* [INFORMATION SUPPLIED]:
--
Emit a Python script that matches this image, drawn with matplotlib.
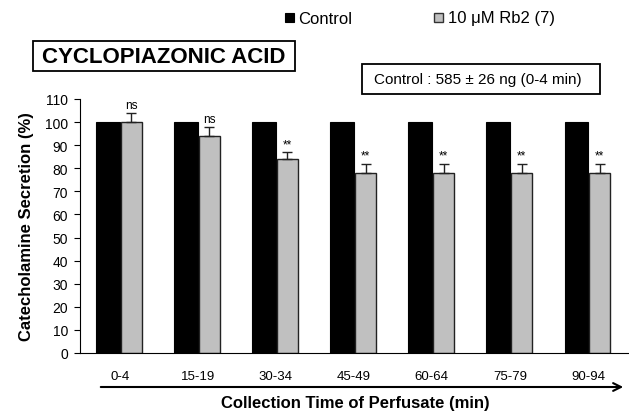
import matplotlib.pyplot as plt
from matplotlib.patches import Rectangle, FancyArrowPatch
import numpy as np

plt.rcParams['font.family'] = ['Liberation Sans', 'DejaVu Sans']

# data
periods = ['0-4', '15-19', '30-34', '45-49', '60-64', '75-79', '90-94']
control = [100, 100, 100, 100, 100, 100, 100]
rb2 = [100, 94, 84, 78, 78, 78, 78]
rb2_err = [4, 4, 3, 4, 4, 4, 4]
signif = ['ns', 'ns', '**', '**', '**', '**', '**']

W, H = 629, 414
fig = plt.figure(figsize=(W / 100, H / 100), dpi=100)
ax = fig.add_axes([0.127, 0.145, 0.871, 0.6135])

def fx(px):
    return px / W

def fy(py):
    return 1 - py / H

x = np.arange(len(periods))
w = 0.3
ax.bar(x - w / 2, control, w, color='black', edgecolor='black', linewidth=0.8, label='Control')
ax.bar(x + w / 2, rb2, w * 0.92, color='#c0c0c0', edgecolor='#222222', linewidth=1.0,
       label='10 μM Rb2 (7)')
ax.errorbar(x + w / 2, rb2, yerr=[np.zeros(len(rb2)), rb2_err], fmt='none',
            ecolor='#222222', elinewidth=1.0, capsize=3.5, capthick=1.0)

for xi, v, e, s in zip(x, rb2, rb2_err, signif):
    ax.text(xi + w / 2, v + e + 0.8, s, ha='center', va='bottom', fontsize=8.5)

ax.set_xlim(-0.51, 6.51)
ax.set_ylim(0, 110)
ax.set_yticks(range(0, 111, 10))
ax.set_xticks(x)
ax.set_xticklabels(periods, fontsize=9.5)
ax.tick_params(axis='x', length=0, pad=12)
ax.tick_params(axis='y', labelsize=10, direction='out', length=4.5, pad=4)
ax.spines['top'].set_visible(False)
ax.spines['right'].set_visible(False)
ax.set_ylabel('Catecholamine Secretion (%)', fontsize=12, fontweight='bold', labelpad=8)

# legend at top
fig.add_artist(Rectangle((fx(285), fy(23)), fx(9), 9 / H, transform=fig.transFigure,
                         facecolor='black', edgecolor='black', linewidth=0.8))
fig.text(fx(298), fy(19), 'Control', fontsize=12, ha='left', va='center')
fig.add_artist(Rectangle((fx(434), fy(23)), fx(9), 9 / H, transform=fig.transFigure,
                         facecolor='#c0c0c0', edgecolor='#333333', linewidth=1.0))
fig.text(fx(448), fy(19), '10 μM Rb2 (7)', fontsize=12, ha='left', va='center')

# title box
fig.add_artist(Rectangle((fx(33), fy(72)), fx(262), 30 / H, transform=fig.transFigure,
                         facecolor='white', edgecolor='black', linewidth=1.3))
fig.text(fx(164), fy(57.5), 'CYCLOPIAZONIC ACID', fontsize=16, fontweight='bold',
         ha='center', va='center')

# control info box
fig.add_artist(Rectangle((fx(362), fy(95)), fx(238), 30 / H, transform=fig.transFigure,
                         facecolor='white', edgecolor='black', linewidth=1.3))
fig.text(fx(478), fy(80), 'Control : 585 ± 26 ng (0-4 min)', fontsize=11,
         ha='center', va='center')

# arrow under x labels
fig.add_artist(FancyArrowPatch((fx(98), fy(388)), (fx(626), fy(388)),
               transform=fig.transFigure, arrowstyle='->', mutation_scale=14, linewidth=1.5,
               color='black'))
fig.text(fx(355), fy(404), 'Collection Time of Perfusate (min)', fontsize=12, fontweight='bold',
         ha='center', va='center')

fig.savefig('out.png', dpi=100)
--
With the pictures left out, restate word for word every line of the data above, from the first down to the line that contains "return 1 - py / H".

* [RESPONSE TO THIS EXERCISE]:
Emit a Python script that matches this image, drawn with matplotlib.
import matplotlib.pyplot as plt
from matplotlib.patches import Rectangle, FancyArrowPatch
import numpy as np

plt.rcParams['font.family'] = ['Liberation Sans', 'DejaVu Sans']

# data
periods = ['0-4', '15-19', '30-34', '45-49', '60-64', '75-79', '90-94']
control = [100, 100, 100, 100, 100, 100, 100]
rb2 = [100, 94, 84, 78, 78, 78, 78]
rb2_err = [4, 4, 3, 4, 4, 4, 4]
signif = ['ns', 'ns', '**', '**', '**', '**', '**']

W, H = 629, 414
fig = plt.figure(figsize=(W / 100, H / 100), dpi=100)
ax = fig.add_axes([0.127, 0.145, 0.871, 0.6135])

def fx(px):
    return px / W

def fy(py):
    return 1 - py / H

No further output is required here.